Hulu has about as interesting a failure as you will ever see in Bunheads. It stars Sutton Foster of Younger fame. ‘Nuff said. This streaming service also has Modern Family and Boston Legal, two of the better Network TV comedy shows, with the latter being the series that proves just how good writer/producer David E. Kelly used to be. Hulu also has The Bear. Simply put, a great television series.

That brings us to MAX, which thankfully continues to put forth Hacks as well as reruns of Veep, and Barry with the acknowledgement that television simply does not get much better than these shows. They are followed quickly on the premium channel by Curb Your Enthusiasm and The Larry David Show. All terrific series and all with solid credentials for entry in the pantheon of Television’s absolute best comedies.

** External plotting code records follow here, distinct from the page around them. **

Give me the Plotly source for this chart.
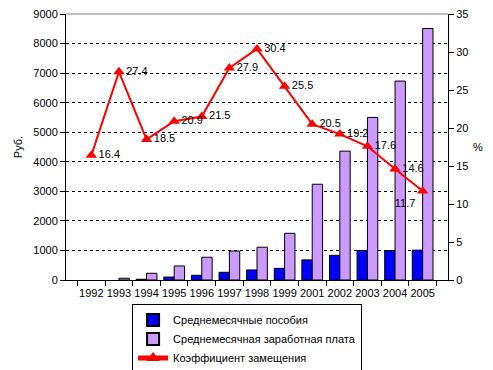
import plotly.graph_objects as go

years = ["1992", "1993", "1994", "1995", "1996", "1997", "1998", "1999",
         "2001", "2002", "2003", "2004", "2005"]
benefit = [None, None, 25, 100, 160, 260, 340, 395, 680, 835, 995, 995, 1010]
salary = [None, 60, 227, 475, 770, 980, 1110, 1580, 3240, 4360, 5500, 6730, 8510]
ratio = [16.4, 27.4, 18.5, 20.9, 21.5, 27.9, 30.4, 25.5, 20.5, 19.2, 17.6, 14.6, 11.7]
ratio_labels = [f"{v:.1f}" for v in ratio]
label_pos = ["middle right"] * 12 + ["bottom left"]

FONT = "Liberation Sans, Arial, sans-serif"

fig = go.Figure()
fig.add_trace(go.Bar(x=years, y=benefit, name="Среднемесячные пособия",
                     marker=dict(color="#0000FF", line=dict(color="black", width=1))))
fig.add_trace(go.Bar(x=years, y=salary, name="Среднемесячная заработная плата",
                     marker=dict(color="#CC99FF", line=dict(color="black", width=1))))
fig.add_trace(go.Scatter(x=years, y=ratio, name="Коэффициент замещения", yaxis="y2",
                         mode="lines+markers+text", text=ratio_labels,
                         textposition=label_pos,
                         textfont=dict(family=FONT, size=11, color="black"),
                         line=dict(color="#FF0000", width=2),
                         marker=dict(symbol="triangle-up", size=10, color="#FF0000")))

# page body has an 8px default margin, so the figure is sized to fit the window
fig.update_layout(
    width=485, height=362,
    margin=dict(l=58, r=45, t=6, b=90, autoexpand=False),
    paper_bgcolor="white", plot_bgcolor="white",
    font=dict(family=FONT, size=11, color="black"),
    barmode="group", bargap=0.25, bargroupgap=0.0,
    showlegend=True,
    legend=dict(x=0.173, y=-0.092, xanchor="left", yanchor="top",
                bordercolor="black", borderwidth=1, bgcolor="white",
                font=dict(family=FONT, size=11), tracegroupgap=0,
                itemsizing="constant"),
    xaxis=dict(type="category", showline=True, linecolor="black", linewidth=1,
               ticks="outside", ticklen=5, tickcolor="black", tickson="boundaries",
               showgrid=False, tickangle=0, tickfont=dict(size=11), automargin=False,
               ticklabelstandoff=3),
    yaxis=dict(range=[0, 9000], dtick=1000, showline=True, linecolor="black",
               linewidth=1, ticks="outside", ticklen=5, tickcolor="black",
               showgrid=True, gridcolor="black", griddash="3px,3px", gridwidth=1,
               zeroline=False, tickformat="d", automargin=False,
               ticklabeloverflow="allow",
               title=dict(text="Руб.", font=dict(size=11), standoff=8)),
    yaxis2=dict(range=[0, 35], dtick=5, overlaying="y", side="right",
                showline=True, linecolor="black", linewidth=1, ticks="outside",
                ticklen=5, tickcolor="black", showgrid=False, zeroline=False,
                automargin=False, ticklabeloverflow="allow"),
    shapes=[dict(type="line", xref="paper", yref="paper", x0=0, x1=1, y0=1, y1=1,
                 line=dict(color="gray", width=1))],
    annotations=[dict(text="%", xref="paper", yref="paper", x=1.06, y=0.5,
                      showarrow=False, xanchor="left", font=dict(size=11))],
)

fig.write_html("out.html")
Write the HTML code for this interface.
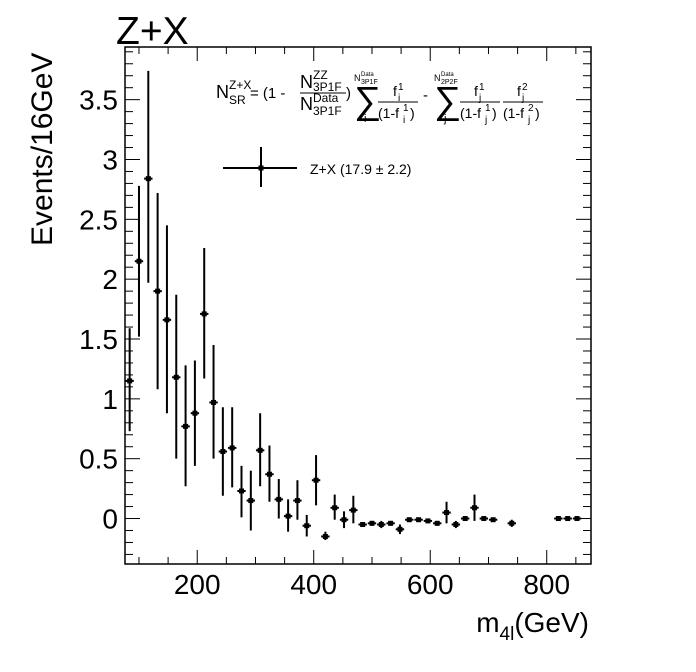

That’s it… the subject may be humor, but I am dead serious about these recommendations. It will be hard to top them. Finally, a query: How many of you went from watching Cory Booker give his record breaking, more than 25-hour, filibuster then immediately segued into Frank Capra’s classic motion picture, Mr. Smith Goes To

Washington? To those who did not join me in this exercise, you missed something special.

It would be fun to get the numbers from the normally very secretive Amazon about the “hits” the movie got on their service… and even more interesting to speculate how many of the movie’s viewers would agree with me that the Dems should redistribute the movie as a counter punch to the growingly infamous Elon Musk and his (to- say-the-least) ham-handed political tactics.